Follow these guidelines for robust hash-based collections:
| Practice | Description |
|---|---|
| Use records | Let Java generate correct implementations |
| Make fields final | Prevents mutation after insertion |
| Use Objects.hash | Combines multiple fields correctly |
| Use Objects.equals | Handles null values safely |
| Override both methods | Never override one without the other |
| Use same fields | hashCode and equals must use identical fields |
These utility methods simplify correct implementation.
class Employee {
private final String id;
private final String department;
private final String email;
public Employee(String id, String department, String email) {
this.id = id;
this.department = department;
this.email = email;
}
@Override
public int hashCode() {
return Objects.hash(id, department, email);
}
@Override
public boolean equals(Object obj) {
if (this == obj) return true;
if (!(obj instanceof Employee other)) return false;
return Objects.equals(id, other.id) &&
Objects.equals(department, other.department) &&
Objects.equals(email, other.email);
}
}
void main() {
var employees = new HashSet<Employee>();
employees.add(new Employee("E001", "Engineering", "john@example.com"));
employees.add(new Employee("E002", "Marketing", "jane@example.com"));
employees.add(new Employee("E001", "Engineering", "john@example.com"));
IO.println("Employee count: " + employees.size());
var lookup = new Employee("E001", "Engineering", "john@example.com");
IO.println("Contains E001? " + employees.contains(lookup));
}Objects.hash creates a composite hash code from multiple values, handling
nulls correctly.

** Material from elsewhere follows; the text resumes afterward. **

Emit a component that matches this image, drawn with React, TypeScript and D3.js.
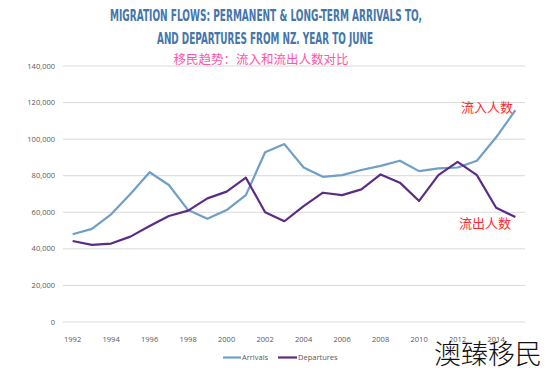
import * as d3 from 'd3';

const years = d3.range(1992, 2016);
const arrivals = [48000, 50900, 58900, 70000, 81900, 74900, 61200, 56500, 61200, 69400, 92800, 97300, 84500, 79400, 80300, 83100, 85400, 88200, 82500, 84000, 84500, 88200, 101000, 115800];
const departures = [44300, 42200, 42900, 46700, 52500, 58000, 60900, 67600, 71300, 78900, 60000, 55100, 63400, 70700, 69400, 72500, 80700, 76200, 66200, 80300, 87600, 80300, 62500, 57400];
const yTicks = [0, 20000, 40000, 60000, 80000, 100000, 120000, 140000];
const xTickYears = d3.range(1992, 2015, 2);

const series = [
  { name: 'Arrivals', values: arrivals, color: '#6f9fc8' },
  { name: 'Departures', values: departures, color: '#5b2c86' },
];

export default function App() {
  const width = 550;
  const height = 374;

  const x = d3.scalePoint<number>().domain(years).range([63, 525]).padding(0.5);
  const y = d3.scaleLinear().domain([0, 140000]).range([322, 66]);
  const fmt = d3.format(',');

  const line = (vals: number[]) =>
    d3.line<number>()
      .x((_, i) => x(years[i]) as number)
      .y((d) => y(d))(vals) as string;

  const axisFont = "'Open Sans', 'Liberation Sans', sans-serif";
  const cjk = "'Noto Sans CJK SC', sans-serif";
  const titleFont = "'DejaVu Sans Condensed', 'DejaVu Sans', sans-serif";

  return (
    <svg
      width={width}
      height={height}
      style={{ position: 'absolute', left: 0, top: 0, background: '#fff' }}
    >
      {/* title, squeezed to the reference's narrow display face */}
      <text
        x={266}
        y={21}
        textAnchor="middle"
        fontFamily={titleFont}
        fontWeight="bold"
        fontSize={16.5}
        fill="#4476aa"
        textLength={312}
        lengthAdjust="spacingAndGlyphs"
      >
        MIGRATION FLOWS: PERMANENT &amp; LONG-TERM ARRIVALS TO,
      </text>
      <text
        x={265}
        y={44}
        textAnchor="middle"
        fontFamily={titleFont}
        fontWeight="bold"
        fontSize={16.5}
        fill="#4476aa"
        textLength={216}
        lengthAdjust="spacingAndGlyphs"
      >
        AND DEPARTURES FROM NZ. YEAR TO JUNE
      </text>
      <text x={261} y={64} textAnchor="middle" fontFamily={cjk} fontSize={12.5} fill="#ff55a5">
        移民趋势：流入和流出人数对比
      </text>

      {/* grid + y labels */}
      {yTicks.map((t) => (
        <g key={t}>
          <line x1={63} x2={525} y1={y(t)} y2={y(t)} stroke="#d9d9d9" strokeWidth={1} />
          <text
            x={55}
            y={y(t)}
            dy="0.35em"
            textAnchor="end"
            fontFamily={axisFont}
            fontSize={7.5}
            fill="#595959"
          >
            {fmt(t)}
          </text>
        </g>
      ))}

      {/* x labels */}
      {xTickYears.map((yr) => (
        <text
          key={yr}
          x={x(yr)}
          y={342}
          textAnchor="middle"
          fontFamily={axisFont}
          fontSize={7.5}
          fill="#595959"
        >
          {yr}
        </text>
      ))}

      {/* lines */}
      {series.map((s) => (
        <path
          key={s.name}
          d={line(s.values)}
          fill="none"
          stroke={s.color}
          strokeWidth={2.2}
          strokeLinejoin="round"
        />
      ))}

      {/* legend */}
      <line x1={223} x2={241} y1={357.5} y2={357.5} stroke={series[0].color} strokeWidth={2.2} />
      <text x={242} y={357.5} dy="0.35em" fontFamily={axisFont} fontSize={7.5} fill="#595959">
        Arrivals
      </text>
      <line x1={278} x2={297} y1={357.5} y2={357.5} stroke={series[1].color} strokeWidth={2.2} />
      <text x={298} y={357.5} dy="0.35em" fontFamily={axisFont} fontSize={7.5} fill="#595959">
        Departures
      </text>

      {/* annotations */}
      <text x={461} y={112} fontFamily={cjk} fontSize={13} fill="#ff2a2a">
        流入人数
      </text>
      <text x={459} y={228} fontFamily={cjk} fontSize={13} fill="#ff2a2a">
        流出人数
      </text>

      {/* watermark */}
      <text x={434} y={364} fontFamily={cjk} fontWeight={300} fontSize={27} fill="#111">
        澳臻移民
      </text>
    </svg>
  );
}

Objects.equals performs null-safe equality comparison.
Together, they provide a concise and correct implementation pattern that
avoids common pitfalls like NullPointerException.
| Scenario | Override? | Reason |
|---|---|---|
| Value semantics needed | Yes | Two objects with same data should be equal |
| Used as Map key | Yes | Correct lookup requires proper hash/equals |
| Used in Set | Yes | Uniqueness based on content, not reference |
| Entity with database ID | Partially | Often only ID is used for equality |
| Singleton or enum | No | Reference equality is correct |
| Temporary/internal class | Usually no | Reference equality often sufficient |
HashSet internally uses HashMap with elements as keys. Understanding this
helps explain HashSet behavior.
void main() {
var set = new HashSet<String>();
set.add("apple");
set.add("banana");
set.add("apple"); // Duplicate, returns false
IO.println("Set: " + set);
IO.println("Size: " + set.size());
boolean added1 = set.add("cherry");
boolean added2 = set.add("cherry");
IO.println("First add returned: " + added1);
IO.println("Second add returned: " + added2);
for (var element : set) {
int hash = element.hashCode();
IO.println(element + " hash: " + hash);
}
}Internally, HashSet stores elements as keys in a HashMap with a dummy constant
value (PRESENT). The add method returns true if the element was new, false
if it already existed. This explains why HashSet operations have the same
performance characteristics as HashMap.
Understanding the internal structure helps with debugging and optimization.
import java.lang.reflect.Field;
void main() throws Exception {
var map = new HashMap<String, Integer>();
for (int i = 0; i < 20; i++) {
map.put("key" + i, i);
}
Field tableField = HashMap.class.getDeclaredField("table");
tableField.setAccessible(true);
Object[] table = (Object[]) tableField.get(map);
IO.println("Bucket array length: " + table.length);
IO.println("Map size: " + map.size());
IO.println("Load factor threshold: " + (int)(table.length * 0.75));
int nonEmptyBuckets = 0;
for (Object bucket : table) {
if (bucket != null) nonEmptyBuckets++;
}
IO.println("Non-empty buckets: " + nonEmptyBuckets);
IO.println("Average entries per bucket: " +
(double) map.size() / nonEmptyBuckets);
}This example uses reflection to inspect HashMap internals. The bucket array
grows in powers of 2, starting at 16. When size exceeds the threshold
(capacity × 0.75), the array doubles. Good hash distribution keeps entries
spread across buckets, maintaining O(1) average operations.
| Operation | HashMap | HashSet | TreeMap | LinkedHashMap |
|---|---|---|---|---|
| get/contains | O(1) avg | O(1) avg | O(log n) | O(1) avg |
| put/add | O(1) avg | O(1) avg | O(log n) | O(1) avg |
| remove | O(1) avg | O(1) avg | O(log n) | O(1) avg |
| Iteration | O(n + capacity) | O(n + capacity) | O(n) | O(n) |
| Memory | Medium | Medium | Higher | Higher |
| Order | None | None | Sorted | Insertion |
HashMap and HashSet are essential Java collections that provide efficient
storage and retrieval through hashing. Key concepts to remember:
Buckets and Hashing: Entries are distributed across buckets using hash
codes. Good distribution minimizes collisions and maintains O(1) performance.
Collision Handling: When collisions occur, entries are stored in linked
lists (≤8 entries) or red-black trees (>8 entries) within the same bucket.
Optimization: HashMap automatically resizes when load exceeds 75%, doubling
capacity and rehashing entries. Treeification converts high-collision buckets
to balanced trees for O(log n) worst-case performance.
Equals/HashCode Contract: Equal objects must have equal hash codes. Both
methods should use the same fields. Violation causes lost entries, duplicate
keys, and unpredictable behavior.
Best Practices: Use records for automatic correct implementation. Make
fields final. Use Objects.hash and Objects.equals for utility. Never
override only one of equals or hashCode.
Understanding these internals enables you to write efficient code, choose
appropriate initial capacities, implement proper key classes, and debug
collection-related issues effectively.